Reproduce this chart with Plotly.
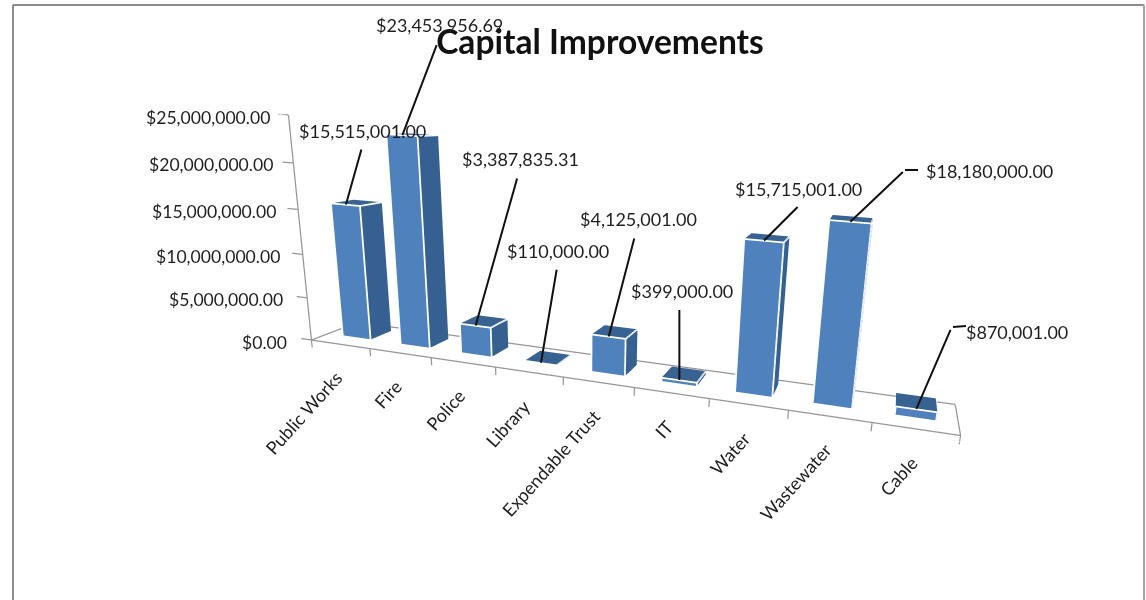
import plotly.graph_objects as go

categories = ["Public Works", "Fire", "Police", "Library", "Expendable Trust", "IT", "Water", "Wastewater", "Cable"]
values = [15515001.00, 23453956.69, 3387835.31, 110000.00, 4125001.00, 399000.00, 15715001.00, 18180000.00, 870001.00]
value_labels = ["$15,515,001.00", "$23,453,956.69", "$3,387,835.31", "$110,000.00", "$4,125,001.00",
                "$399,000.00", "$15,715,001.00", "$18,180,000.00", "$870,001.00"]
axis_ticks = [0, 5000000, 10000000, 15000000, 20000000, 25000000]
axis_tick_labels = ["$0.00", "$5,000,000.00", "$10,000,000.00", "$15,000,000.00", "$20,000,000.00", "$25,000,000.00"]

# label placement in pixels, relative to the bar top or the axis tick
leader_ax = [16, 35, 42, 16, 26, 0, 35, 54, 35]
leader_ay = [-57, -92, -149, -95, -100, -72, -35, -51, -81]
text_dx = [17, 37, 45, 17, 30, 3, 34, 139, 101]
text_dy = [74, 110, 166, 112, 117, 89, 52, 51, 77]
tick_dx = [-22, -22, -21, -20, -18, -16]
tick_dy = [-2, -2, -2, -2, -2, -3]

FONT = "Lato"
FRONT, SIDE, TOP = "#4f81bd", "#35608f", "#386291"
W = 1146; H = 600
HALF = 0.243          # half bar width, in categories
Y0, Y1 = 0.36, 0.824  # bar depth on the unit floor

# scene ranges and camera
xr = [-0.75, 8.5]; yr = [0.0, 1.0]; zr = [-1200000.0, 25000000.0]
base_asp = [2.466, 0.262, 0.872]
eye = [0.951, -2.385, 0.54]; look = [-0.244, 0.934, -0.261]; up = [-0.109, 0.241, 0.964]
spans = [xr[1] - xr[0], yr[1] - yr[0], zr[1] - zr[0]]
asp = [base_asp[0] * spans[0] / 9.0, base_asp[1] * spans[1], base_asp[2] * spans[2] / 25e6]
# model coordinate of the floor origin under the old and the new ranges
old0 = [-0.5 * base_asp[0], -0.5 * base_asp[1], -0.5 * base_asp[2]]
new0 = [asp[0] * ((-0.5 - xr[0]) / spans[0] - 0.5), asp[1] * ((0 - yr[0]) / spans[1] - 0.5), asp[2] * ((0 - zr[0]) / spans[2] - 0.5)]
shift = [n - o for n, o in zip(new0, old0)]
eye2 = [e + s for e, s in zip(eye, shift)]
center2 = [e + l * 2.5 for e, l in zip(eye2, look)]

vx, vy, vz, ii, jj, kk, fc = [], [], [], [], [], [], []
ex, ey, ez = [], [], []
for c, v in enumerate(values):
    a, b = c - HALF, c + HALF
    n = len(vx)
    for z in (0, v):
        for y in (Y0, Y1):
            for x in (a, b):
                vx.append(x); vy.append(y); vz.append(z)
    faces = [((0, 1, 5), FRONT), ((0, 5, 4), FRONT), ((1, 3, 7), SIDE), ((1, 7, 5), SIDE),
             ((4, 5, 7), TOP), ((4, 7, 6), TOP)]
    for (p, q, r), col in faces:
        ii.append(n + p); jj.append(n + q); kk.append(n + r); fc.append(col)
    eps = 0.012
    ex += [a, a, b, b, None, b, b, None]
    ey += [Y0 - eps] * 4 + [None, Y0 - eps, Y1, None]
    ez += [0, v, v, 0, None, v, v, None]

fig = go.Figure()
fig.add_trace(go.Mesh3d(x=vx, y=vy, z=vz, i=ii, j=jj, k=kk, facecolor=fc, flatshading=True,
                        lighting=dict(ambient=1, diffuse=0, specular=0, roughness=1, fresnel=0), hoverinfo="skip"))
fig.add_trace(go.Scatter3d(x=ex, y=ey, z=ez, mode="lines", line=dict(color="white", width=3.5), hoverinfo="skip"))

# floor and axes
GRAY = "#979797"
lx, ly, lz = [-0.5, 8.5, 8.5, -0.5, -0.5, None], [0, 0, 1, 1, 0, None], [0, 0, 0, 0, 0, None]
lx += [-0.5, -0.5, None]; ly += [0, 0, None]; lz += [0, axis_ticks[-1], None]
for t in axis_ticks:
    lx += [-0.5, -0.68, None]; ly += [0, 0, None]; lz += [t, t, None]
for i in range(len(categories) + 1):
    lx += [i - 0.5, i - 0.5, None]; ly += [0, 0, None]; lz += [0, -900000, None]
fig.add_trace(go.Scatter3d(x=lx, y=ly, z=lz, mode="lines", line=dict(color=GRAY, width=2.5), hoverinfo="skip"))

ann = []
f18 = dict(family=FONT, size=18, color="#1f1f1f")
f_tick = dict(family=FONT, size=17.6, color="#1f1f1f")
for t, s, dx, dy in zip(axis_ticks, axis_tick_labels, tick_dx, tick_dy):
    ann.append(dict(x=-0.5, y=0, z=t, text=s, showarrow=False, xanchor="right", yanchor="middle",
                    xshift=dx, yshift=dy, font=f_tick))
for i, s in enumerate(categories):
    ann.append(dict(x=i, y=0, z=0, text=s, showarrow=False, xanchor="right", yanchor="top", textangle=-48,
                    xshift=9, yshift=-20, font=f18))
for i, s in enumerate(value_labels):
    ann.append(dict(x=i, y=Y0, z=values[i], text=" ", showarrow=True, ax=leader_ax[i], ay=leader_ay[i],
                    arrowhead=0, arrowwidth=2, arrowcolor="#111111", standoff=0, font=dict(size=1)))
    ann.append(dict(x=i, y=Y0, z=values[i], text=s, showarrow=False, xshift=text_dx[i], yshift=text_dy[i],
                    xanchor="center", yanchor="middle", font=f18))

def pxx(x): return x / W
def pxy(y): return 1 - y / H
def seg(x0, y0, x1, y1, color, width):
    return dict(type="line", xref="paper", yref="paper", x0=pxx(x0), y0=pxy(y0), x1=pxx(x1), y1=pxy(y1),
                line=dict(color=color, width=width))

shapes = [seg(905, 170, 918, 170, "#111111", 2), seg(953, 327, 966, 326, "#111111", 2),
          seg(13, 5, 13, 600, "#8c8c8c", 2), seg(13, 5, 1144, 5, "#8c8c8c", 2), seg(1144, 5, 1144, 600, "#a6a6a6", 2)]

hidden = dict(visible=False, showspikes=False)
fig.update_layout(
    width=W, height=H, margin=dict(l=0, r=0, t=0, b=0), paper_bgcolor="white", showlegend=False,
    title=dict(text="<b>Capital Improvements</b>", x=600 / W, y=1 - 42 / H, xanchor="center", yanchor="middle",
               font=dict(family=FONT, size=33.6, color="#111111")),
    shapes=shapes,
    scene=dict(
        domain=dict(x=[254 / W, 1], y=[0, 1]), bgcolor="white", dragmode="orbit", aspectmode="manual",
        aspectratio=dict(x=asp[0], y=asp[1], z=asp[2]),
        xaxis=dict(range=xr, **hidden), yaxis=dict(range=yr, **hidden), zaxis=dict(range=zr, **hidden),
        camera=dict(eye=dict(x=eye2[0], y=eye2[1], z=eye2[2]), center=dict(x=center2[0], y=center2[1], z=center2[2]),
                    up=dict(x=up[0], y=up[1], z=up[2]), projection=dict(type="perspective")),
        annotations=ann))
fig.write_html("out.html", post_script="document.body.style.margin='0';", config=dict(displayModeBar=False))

● **WHAT YOU WILL DO**:
Print the data above verbatim from the first line through the line holding "center2 = [e", leaving every picture out.

● **RESPONSE**:
Reproduce this chart with Plotly.
import plotly.graph_objects as go

categories = ["Public Works", "Fire", "Police", "Library", "Expendable Trust", "IT", "Water", "Wastewater", "Cable"]
values = [15515001.00, 23453956.69, 3387835.31, 110000.00, 4125001.00, 399000.00, 15715001.00, 18180000.00, 870001.00]
value_labels = ["$15,515,001.00", "$23,453,956.69", "$3,387,835.31", "$110,000.00", "$4,125,001.00",
                "$399,000.00", "$15,715,001.00", "$18,180,000.00", "$870,001.00"]
axis_ticks = [0, 5000000, 10000000, 15000000, 20000000, 25000000]
axis_tick_labels = ["$0.00", "$5,000,000.00", "$10,000,000.00", "$15,000,000.00", "$20,000,000.00", "$25,000,000.00"]

# label placement in pixels, relative to the bar top or the axis tick
leader_ax = [16, 35, 42, 16, 26, 0, 35, 54, 35]
leader_ay = [-57, -92, -149, -95, -100, -72, -35, -51, -81]
text_dx = [17, 37, 45, 17, 30, 3, 34, 139, 101]
text_dy = [74, 110, 166, 112, 117, 89, 52, 51, 77]
tick_dx = [-22, -22, -21, -20, -18, -16]
tick_dy = [-2, -2, -2, -2, -2, -3]

FONT = "Lato"
FRONT, SIDE, TOP = "#4f81bd", "#35608f", "#386291"
W = 1146; H = 600
HALF = 0.243          # half bar width, in categories
Y0, Y1 = 0.36, 0.824  # bar depth on the unit floor

# scene ranges and camera
xr = [-0.75, 8.5]; yr = [0.0, 1.0]; zr = [-1200000.0, 25000000.0]
base_asp = [2.466, 0.262, 0.872]
eye = [0.951, -2.385, 0.54]; look = [-0.244, 0.934, -0.261]; up = [-0.109, 0.241, 0.964]
spans = [xr[1] - xr[0], yr[1] - yr[0], zr[1] - zr[0]]
asp = [base_asp[0] * spans[0] / 9.0, base_asp[1] * spans[1], base_asp[2] * spans[2] / 25e6]
# model coordinate of the floor origin under the old and the new ranges
old0 = [-0.5 * base_asp[0], -0.5 * base_asp[1], -0.5 * base_asp[2]]
new0 = [asp[0] * ((-0.5 - xr[0]) / spans[0] - 0.5), asp[1] * ((0 - yr[0]) / spans[1] - 0.5), asp[2] * ((0 - zr[0]) / spans[2] - 0.5)]
shift = [n - o for n, o in zip(new0, old0)]
eye2 = [e + s for e, s in zip(eye, shift)]
center2 = [e + l * 2.5 for e, l in zip(eye2, look)]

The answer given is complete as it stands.